[START OF Information supplied]
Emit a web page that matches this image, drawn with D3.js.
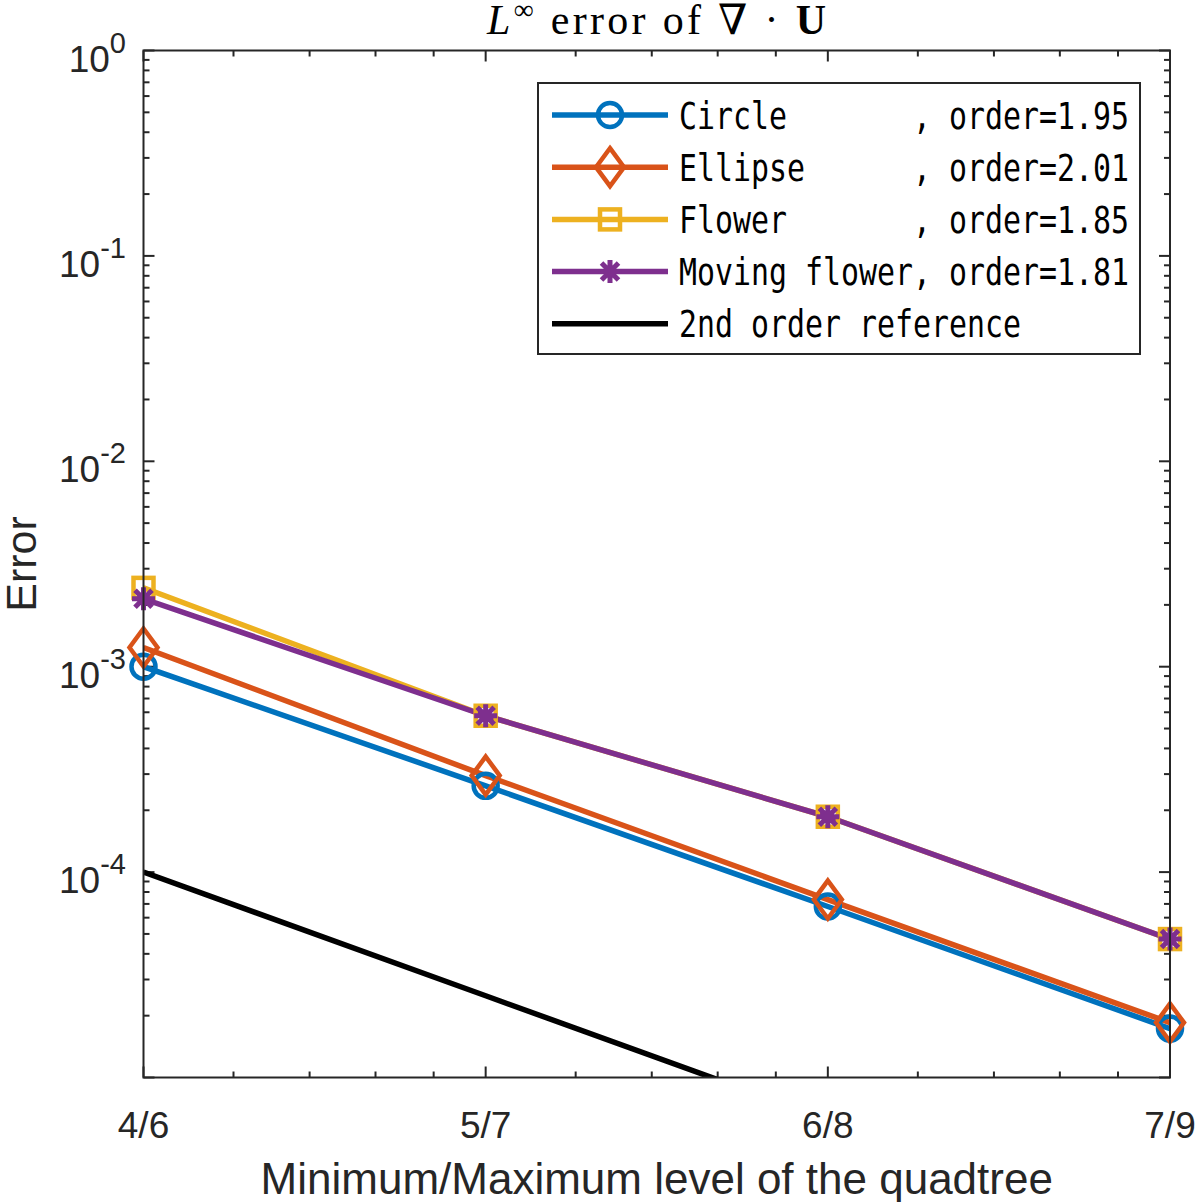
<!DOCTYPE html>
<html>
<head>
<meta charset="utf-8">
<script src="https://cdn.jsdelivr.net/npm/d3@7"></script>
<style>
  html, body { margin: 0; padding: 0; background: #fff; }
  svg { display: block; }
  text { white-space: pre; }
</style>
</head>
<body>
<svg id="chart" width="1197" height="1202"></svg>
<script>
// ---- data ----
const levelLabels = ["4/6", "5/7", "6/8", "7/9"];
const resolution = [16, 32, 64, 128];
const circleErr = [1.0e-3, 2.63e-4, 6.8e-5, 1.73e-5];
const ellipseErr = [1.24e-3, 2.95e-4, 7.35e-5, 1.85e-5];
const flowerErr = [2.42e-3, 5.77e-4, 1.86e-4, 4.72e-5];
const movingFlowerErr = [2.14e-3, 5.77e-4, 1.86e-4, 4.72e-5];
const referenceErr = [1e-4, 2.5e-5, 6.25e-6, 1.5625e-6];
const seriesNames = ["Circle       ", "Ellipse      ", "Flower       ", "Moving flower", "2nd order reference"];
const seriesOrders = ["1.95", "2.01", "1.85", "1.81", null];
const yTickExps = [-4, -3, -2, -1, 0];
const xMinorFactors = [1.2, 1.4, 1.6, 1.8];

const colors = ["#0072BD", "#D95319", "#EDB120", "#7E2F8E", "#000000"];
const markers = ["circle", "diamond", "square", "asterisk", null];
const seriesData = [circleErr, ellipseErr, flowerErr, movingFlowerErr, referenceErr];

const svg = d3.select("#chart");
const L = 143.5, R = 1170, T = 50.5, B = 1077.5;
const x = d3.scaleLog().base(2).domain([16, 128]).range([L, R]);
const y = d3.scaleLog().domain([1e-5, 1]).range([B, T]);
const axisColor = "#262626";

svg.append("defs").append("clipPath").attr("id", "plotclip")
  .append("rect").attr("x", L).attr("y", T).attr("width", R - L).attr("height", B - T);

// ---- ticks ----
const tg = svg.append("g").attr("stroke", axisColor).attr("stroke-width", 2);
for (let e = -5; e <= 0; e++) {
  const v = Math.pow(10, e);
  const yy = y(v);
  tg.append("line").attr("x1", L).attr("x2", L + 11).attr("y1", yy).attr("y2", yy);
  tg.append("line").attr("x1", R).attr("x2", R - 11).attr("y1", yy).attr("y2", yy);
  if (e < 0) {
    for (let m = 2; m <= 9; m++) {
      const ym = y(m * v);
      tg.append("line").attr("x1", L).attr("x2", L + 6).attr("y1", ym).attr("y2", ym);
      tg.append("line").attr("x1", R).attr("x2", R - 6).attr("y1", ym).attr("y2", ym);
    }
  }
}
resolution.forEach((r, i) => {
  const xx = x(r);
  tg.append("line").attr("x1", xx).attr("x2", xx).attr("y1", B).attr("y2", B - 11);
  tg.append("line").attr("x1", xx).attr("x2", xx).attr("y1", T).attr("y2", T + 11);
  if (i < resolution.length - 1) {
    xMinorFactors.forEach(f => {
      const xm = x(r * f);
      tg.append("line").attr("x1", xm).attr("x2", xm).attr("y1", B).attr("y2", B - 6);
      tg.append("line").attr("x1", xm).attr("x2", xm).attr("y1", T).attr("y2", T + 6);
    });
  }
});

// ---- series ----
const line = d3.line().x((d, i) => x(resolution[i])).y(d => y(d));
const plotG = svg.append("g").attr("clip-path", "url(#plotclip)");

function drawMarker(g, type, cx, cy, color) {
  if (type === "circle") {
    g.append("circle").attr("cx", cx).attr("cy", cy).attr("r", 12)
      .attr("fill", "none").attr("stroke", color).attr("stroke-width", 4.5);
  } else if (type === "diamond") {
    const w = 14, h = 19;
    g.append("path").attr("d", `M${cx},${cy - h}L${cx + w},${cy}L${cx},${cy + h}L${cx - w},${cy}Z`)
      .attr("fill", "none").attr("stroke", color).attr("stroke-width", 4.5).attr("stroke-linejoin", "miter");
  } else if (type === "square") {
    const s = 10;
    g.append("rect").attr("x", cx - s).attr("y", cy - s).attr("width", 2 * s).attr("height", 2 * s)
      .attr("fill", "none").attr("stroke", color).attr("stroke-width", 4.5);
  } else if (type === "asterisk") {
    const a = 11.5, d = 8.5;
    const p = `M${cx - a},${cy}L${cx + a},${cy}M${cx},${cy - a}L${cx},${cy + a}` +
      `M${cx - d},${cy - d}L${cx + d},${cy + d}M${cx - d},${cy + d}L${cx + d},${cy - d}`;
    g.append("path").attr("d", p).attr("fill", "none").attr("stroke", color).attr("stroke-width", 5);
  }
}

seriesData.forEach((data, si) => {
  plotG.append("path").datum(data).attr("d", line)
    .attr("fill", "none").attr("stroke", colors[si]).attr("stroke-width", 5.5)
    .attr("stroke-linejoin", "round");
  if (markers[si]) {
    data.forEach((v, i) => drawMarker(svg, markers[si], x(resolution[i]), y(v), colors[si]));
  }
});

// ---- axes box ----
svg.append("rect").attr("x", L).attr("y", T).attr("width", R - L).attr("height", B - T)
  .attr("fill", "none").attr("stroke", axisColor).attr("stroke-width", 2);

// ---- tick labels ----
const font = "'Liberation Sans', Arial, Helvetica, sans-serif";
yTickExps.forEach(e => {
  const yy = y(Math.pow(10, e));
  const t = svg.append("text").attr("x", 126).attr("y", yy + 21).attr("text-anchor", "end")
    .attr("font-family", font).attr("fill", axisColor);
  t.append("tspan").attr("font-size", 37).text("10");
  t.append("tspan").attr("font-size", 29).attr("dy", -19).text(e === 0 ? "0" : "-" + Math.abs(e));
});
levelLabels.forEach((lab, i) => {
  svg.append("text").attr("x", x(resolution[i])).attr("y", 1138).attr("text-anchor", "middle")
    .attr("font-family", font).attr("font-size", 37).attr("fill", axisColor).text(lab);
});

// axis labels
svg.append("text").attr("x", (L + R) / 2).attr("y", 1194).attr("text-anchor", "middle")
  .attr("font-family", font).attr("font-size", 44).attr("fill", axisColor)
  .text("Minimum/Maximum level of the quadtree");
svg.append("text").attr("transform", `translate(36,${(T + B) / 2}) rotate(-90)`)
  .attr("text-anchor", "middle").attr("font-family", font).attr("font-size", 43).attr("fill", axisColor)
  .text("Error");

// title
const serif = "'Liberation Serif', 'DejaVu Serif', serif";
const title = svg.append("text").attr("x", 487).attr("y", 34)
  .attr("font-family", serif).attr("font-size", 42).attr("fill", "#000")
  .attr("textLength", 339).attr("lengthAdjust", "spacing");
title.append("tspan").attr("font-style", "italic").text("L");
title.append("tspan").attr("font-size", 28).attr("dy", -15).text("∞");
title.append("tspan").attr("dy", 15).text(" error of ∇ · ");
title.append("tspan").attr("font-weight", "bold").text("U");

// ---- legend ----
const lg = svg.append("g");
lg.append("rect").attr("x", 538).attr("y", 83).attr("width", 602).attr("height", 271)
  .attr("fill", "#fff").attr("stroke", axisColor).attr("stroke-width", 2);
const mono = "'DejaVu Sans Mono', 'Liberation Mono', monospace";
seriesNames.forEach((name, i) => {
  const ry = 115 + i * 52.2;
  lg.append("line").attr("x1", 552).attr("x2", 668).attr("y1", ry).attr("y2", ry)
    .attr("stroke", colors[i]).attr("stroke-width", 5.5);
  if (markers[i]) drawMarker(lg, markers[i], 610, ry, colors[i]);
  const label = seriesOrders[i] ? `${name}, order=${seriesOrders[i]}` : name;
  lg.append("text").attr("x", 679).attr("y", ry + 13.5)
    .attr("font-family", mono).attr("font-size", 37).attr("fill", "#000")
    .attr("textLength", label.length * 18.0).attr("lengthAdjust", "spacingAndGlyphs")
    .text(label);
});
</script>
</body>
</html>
[END OF Information supplied]
[START OF Information supplied]
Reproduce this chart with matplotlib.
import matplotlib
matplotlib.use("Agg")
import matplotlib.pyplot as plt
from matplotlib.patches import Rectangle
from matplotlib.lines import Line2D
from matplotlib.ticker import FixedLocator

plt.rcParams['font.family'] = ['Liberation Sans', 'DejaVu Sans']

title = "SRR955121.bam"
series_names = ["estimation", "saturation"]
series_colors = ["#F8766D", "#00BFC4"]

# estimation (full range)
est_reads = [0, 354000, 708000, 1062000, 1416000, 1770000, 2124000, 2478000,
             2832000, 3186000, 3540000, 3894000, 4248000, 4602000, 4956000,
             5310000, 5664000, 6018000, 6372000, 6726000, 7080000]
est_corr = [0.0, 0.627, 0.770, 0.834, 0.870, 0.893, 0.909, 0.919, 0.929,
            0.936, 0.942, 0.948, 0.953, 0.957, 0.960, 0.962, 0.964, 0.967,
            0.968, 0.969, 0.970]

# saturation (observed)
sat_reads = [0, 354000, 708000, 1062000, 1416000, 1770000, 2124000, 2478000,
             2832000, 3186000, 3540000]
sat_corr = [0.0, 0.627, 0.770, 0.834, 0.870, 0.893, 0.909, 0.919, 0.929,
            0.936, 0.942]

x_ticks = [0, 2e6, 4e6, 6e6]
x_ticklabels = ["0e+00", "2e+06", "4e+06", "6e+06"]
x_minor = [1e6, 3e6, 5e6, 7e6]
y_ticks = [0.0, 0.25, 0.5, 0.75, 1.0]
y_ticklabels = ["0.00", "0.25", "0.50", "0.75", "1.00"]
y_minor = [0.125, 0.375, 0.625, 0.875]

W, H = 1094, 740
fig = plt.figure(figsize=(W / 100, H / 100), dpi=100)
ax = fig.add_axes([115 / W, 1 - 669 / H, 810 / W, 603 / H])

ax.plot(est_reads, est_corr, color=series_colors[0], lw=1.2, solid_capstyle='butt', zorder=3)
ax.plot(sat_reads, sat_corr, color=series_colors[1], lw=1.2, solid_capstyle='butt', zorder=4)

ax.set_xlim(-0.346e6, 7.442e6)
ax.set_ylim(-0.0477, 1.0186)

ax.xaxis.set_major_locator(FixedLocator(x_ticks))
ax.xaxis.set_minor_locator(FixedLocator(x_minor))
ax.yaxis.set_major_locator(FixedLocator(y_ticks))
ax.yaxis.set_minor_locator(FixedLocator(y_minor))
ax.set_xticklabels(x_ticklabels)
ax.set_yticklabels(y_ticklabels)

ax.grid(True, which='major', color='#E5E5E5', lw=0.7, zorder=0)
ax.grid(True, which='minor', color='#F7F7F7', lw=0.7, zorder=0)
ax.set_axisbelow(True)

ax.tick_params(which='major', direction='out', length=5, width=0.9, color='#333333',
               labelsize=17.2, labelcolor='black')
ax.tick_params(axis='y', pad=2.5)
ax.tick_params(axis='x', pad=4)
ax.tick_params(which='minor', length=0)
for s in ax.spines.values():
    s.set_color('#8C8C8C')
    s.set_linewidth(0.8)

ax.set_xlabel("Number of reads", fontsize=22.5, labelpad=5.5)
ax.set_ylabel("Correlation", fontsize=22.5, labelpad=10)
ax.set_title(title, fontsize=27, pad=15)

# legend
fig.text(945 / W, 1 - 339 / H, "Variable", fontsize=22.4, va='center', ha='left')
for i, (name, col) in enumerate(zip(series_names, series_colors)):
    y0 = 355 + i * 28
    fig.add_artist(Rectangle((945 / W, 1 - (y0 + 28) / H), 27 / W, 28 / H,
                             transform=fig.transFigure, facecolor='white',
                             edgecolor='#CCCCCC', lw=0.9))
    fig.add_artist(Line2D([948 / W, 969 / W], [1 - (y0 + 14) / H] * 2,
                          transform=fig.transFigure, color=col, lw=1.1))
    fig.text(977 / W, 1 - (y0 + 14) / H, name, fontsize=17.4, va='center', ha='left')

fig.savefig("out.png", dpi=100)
[END OF Information supplied]
[START OF Information supplied]
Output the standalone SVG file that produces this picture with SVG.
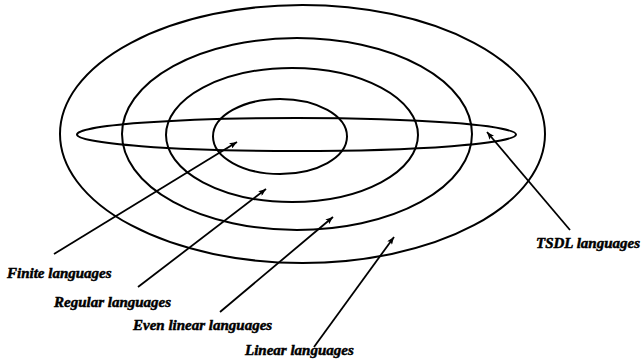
[END OF Information supplied]
# [The exercise]
Pull out the lines above in which the word "chart" appears.

# [Exercise output]
<svg id="chart" width="1197" height="1202"></svg>
const svg = d3.select("#chart");
Reproduce this chart with matplotlib.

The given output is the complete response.